Task requirements ▸ Say how many lines hold the string "React"; please write nothing but the number.

—————

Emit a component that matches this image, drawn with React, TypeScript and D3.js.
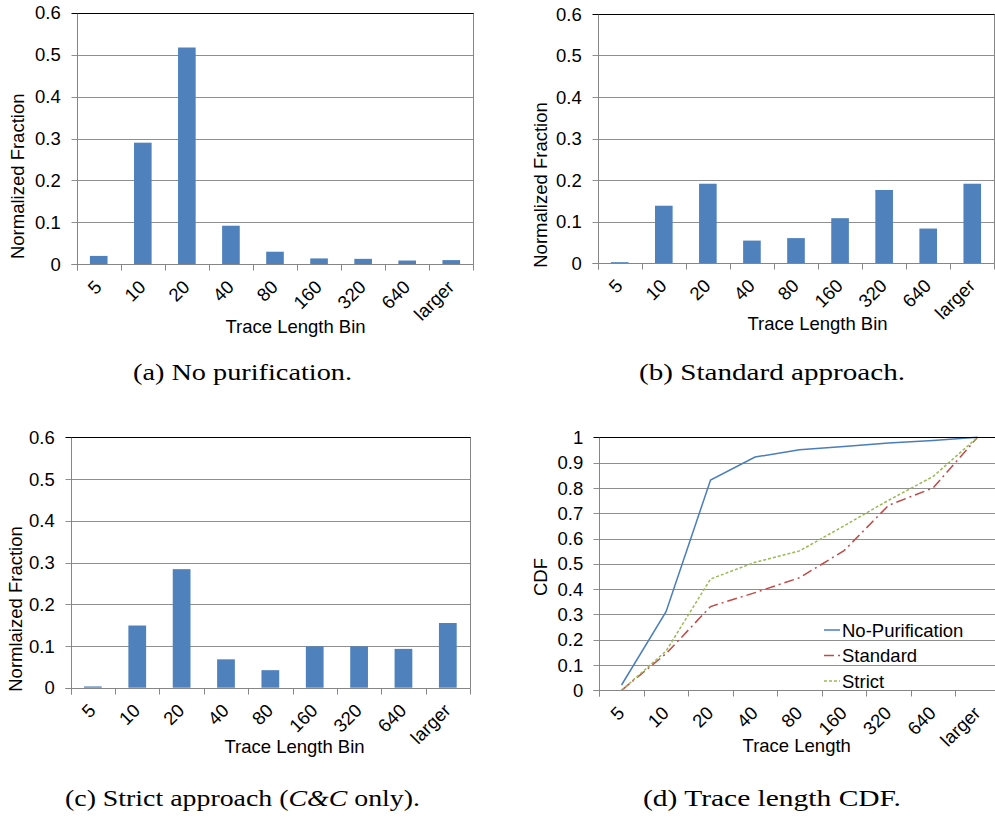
import React from "react";
import * as d3 from "d3";

// Trace length bins shared by all four panels
const categories = ["5", "10", "20", "40", "80", "160", "320", "640", "larger"];

// Normalized fraction of traces per bin
const noPurificationBars = [0.02, 0.29, 0.517, 0.092, 0.03, 0.014, 0.013, 0.009, 0.01];
const standardBars = [0.002, 0.138, 0.191, 0.054, 0.06, 0.108, 0.176, 0.083, 0.191];
const strictBars = [0.003, 0.149, 0.284, 0.068, 0.042, 0.099, 0.099, 0.093, 0.155];

// Cumulative distribution per approach
const noPurificationCdf = [0.021, 0.311, 0.831, 0.922, 0.951, 0.964, 0.977, 0.987, 1.0];
const standardCdf = [0.0, 0.145, 0.331, 0.386, 0.445, 0.552, 0.731, 0.8, 1.0];
const strictCdf = [0.0, 0.155, 0.44, 0.506, 0.551, 0.65, 0.751, 0.845, 1.0];

const barTicks = [0, 0.1, 0.2, 0.3, 0.4, 0.5, 0.6];
const cdfTicks = [0, 0.1, 0.2, 0.3, 0.4, 0.5, 0.6, 0.7, 0.8, 0.9, 1];

const SANS = "'Liberation Sans', Arial, Helvetica, sans-serif";
const SERIF = "'Liberation Serif', 'Times New Roman', serif";
const FS = 18.5;
const BAR_COLOR = "#4f81bd";
const GRID = "#8f8f8f";
const AXIS = "#868686";

type Box = { left: number; right: number; top: number; bottom: number };

const fmt = (v: number) => String(+v.toFixed(1));

function Frame(props: {
  box: Box;
  yMax: number;
  ticks: number[];
  yLabel: string;
  yLabelPos: [number, number];
  xLabel: string;
  xLabelPos: [number, number];
  children: (x: d3.ScaleBand<string>, y: d3.ScaleLinear<number, number>) => React.ReactNode;
}) {
  const { box, yMax, ticks, yLabel, yLabelPos, xLabel, xLabelPos } = props;
  const x = d3.scaleBand<string>().domain(categories).range([box.left, box.right]).paddingInner(0).paddingOuter(0);
  const y = d3.scaleLinear().domain([0, yMax]).range([box.bottom, box.top]);
  const bw = x.bandwidth();
  const edges = categories.map((c) => x(c) as number).concat([box.right]);
  const L = Math.round(box.left) + 0.5;
  const R = Math.round(box.right) + 0.5;
  const B = Math.round(box.bottom) + 0.5;
  const T = Math.round(box.top) + 0.5;
  return (
    <g>
      {ticks.map((t) => {
        const yy = Math.round(y(t)) + 0.5;
        return (
          <line key={"g" + t} x1={L - 6} x2={R} y1={yy} y2={yy} stroke={t === yMax ? "#000" : GRID} strokeWidth={1} />
        );
      })}
      <line x1={R} x2={R} y1={T} y2={B} stroke={AXIS} strokeWidth={1} />
      {props.children(x, y)}
      <line x1={L} x2={L} y1={T} y2={B + 6} stroke={AXIS} strokeWidth={1} />
      <line x1={L - 6} x2={R} y1={B} y2={B} stroke={AXIS} strokeWidth={1} />
      <line x1={L} x2={R} y1={T} y2={T} stroke="#000" strokeWidth={1} />
      {edges.map((e, i) => (
        <line key={"t" + i} x1={Math.round(e) + 0.5} x2={Math.round(e) + 0.5} y1={B} y2={B + 6} stroke={AXIS} strokeWidth={1} />
      ))}
      {ticks.map((t) => (
        <text key={"yl" + t} x={box.left - 16} y={y(t)} dy="0.36em" textAnchor="end" fontFamily={SANS} fontSize={FS} fill="#000">
          {fmt(t)}
        </text>
      ))}
      {categories.map((c) => {
        const cx = (x(c) as number) + bw / 2 + 4;
        const cy = box.bottom + 24;
        return (
          <text key={"xl" + c} transform={`translate(${cx},${cy}) rotate(-45)`} textAnchor="end" fontFamily={SANS} fontSize={FS} fill="#000">
            {c}
          </text>
        );
      })}
      <text
        transform={`translate(${yLabelPos[0]},${yLabelPos[1]}) rotate(-90)`}
        textAnchor="middle"
        dy="0.36em"
        fontFamily={SANS}
        fontSize={FS}
        fill="#000"
      >
        {yLabel}
      </text>
      <text x={xLabelPos[0]} y={xLabelPos[1]} textAnchor="middle" fontFamily={SANS} fontSize={FS} fill="#000">
        {xLabel}
      </text>
    </g>
  );
}

function BarPanel(props: {
  box: Box;
  values: number[];
  yLabel: string;
  yLabelPos: [number, number];
  xLabelPos: [number, number];
}) {
  return (
    <Frame
      box={props.box}
      yMax={0.6}
      ticks={barTicks}
      yLabel={props.yLabel}
      yLabelPos={props.yLabelPos}
      xLabel="Trace Length Bin"
      xLabelPos={props.xLabelPos}
    >
      {(x, y) =>
        categories.map((c, i) => {
          const bw = x.bandwidth();
          const w = bw * 0.4;
          const x0 = (x(c) as number) + (bw - w) / 2;
          const y0 = y(props.values[i]);
          return <rect key={c} x={x0} y={y0} width={w} height={y(0) - y0} fill={BAR_COLOR} />;
        })
      }
    </Frame>
  );
}

const cdfSeries = [
  { name: "No-Purification", values: noPurificationCdf, color: "#4a7ebb", dash: "none" },
  { name: "Standard", values: standardCdf, color: "#be4b48", dash: "10,4,2,4" },
  { name: "Strict", values: strictCdf, color: "#98b954", dash: "3,2" },
];

function CdfPanel(props: { box: Box }) {
  return (
    <Frame
      box={props.box}
      yMax={1}
      ticks={cdfTicks}
      yLabel="CDF"
      yLabelPos={[540.5, 577]}
      xLabel="Trace Length"
      xLabelPos={[796.7, 752.3]}
    >
      {(x, y) => {
        const bw = x.bandwidth();
        const line = d3
          .line<number>()
          .x((_, i) => (x(categories[i]) as number) + bw / 2)
          .y((v) => y(v));
        return (
          <g>
            {cdfSeries.map((s) => (
              <path key={s.name} d={line(s.values) || ""} fill="none" stroke={s.color} strokeWidth={1.5} strokeDasharray={s.dash} />
            ))}
            {cdfSeries.map((s, i) => {
              const ly = 630 + i * 25.5;
              return (
                <g key={"lg" + s.name}>
                  <line x1={824} x2={840} y1={ly} y2={ly} stroke={s.color} strokeWidth={1.5} strokeDasharray={s.dash} />
                  <text x={842} y={ly} dy="0.36em" fontFamily={SANS} fontSize={FS} fill="#000">
                    {s.name}
                  </text>
                </g>
              );
            })}
          </g>
        );
      }}
    </Frame>
  );
}

function Caption(props: { cx: number; y: number; width: number; children: React.ReactNode }) {
  return (
    <text
      x={props.cx - props.width / 2}
      y={props.y}
      textLength={props.width}
      lengthAdjust="spacingAndGlyphs"
      fontFamily={SERIF}
      fontSize={24}
      fill="#000"
    >
      {props.children}
    </text>
  );
}

export default function App() {
  return (
    <svg
      width={995}
      height={820}
      style={{ position: "absolute", left: 0, top: 0, background: "#fff" }}
      xmlns="http://www.w3.org/2000/svg"
    >
      <rect width={995} height={820} fill="#fff" />
      <BarPanel
        box={{ left: 76.7, right: 473.3, top: 12.7, bottom: 264.3 }}
        values={noPurificationBars}
        yLabel="Normalized Fraction"
        yLabelPos={[17.5, 176.3]}
        xLabelPos={[295.5, 332.5]}
      />
      <BarPanel
        box={{ left: 597.7, right: 994.3, top: 14, bottom: 263 }}
        values={standardBars}
        yLabel="Normalized Fraction"
        yLabelPos={[540.7, 185]}
        xLabelPos={[817.5, 330]}
      />
      <BarPanel
        box={{ left: 70.7, right: 470, top: 437.3, bottom: 687.7 }}
        values={strictBars}
        yLabel="Normlaized Fraction"
        yLabelPos={[15.5, 609]}
        xLabelPos={[294.5, 753.3]}
      />
      <CdfPanel box={{ left: 599.3, right: 999.8, top: 437.3, bottom: 690.3 }} />

      <Caption cx={242.5} y={380} width={219}>
        (a) No purification.
      </Caption>
      <Caption cx={772} y={380} width={266}>
        (b) Standard approach.
      </Caption>
      <Caption cx={242.5} y={806} width={355}>
        (c) Strict approach (<tspan fontStyle="italic">C&amp;C</tspan> only).
      </Caption>
      <Caption cx={772} y={806} width={258}>
        (d) Trace length CDF.
      </Caption>
    </svg>
  );
}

—————

The answer ▸ 4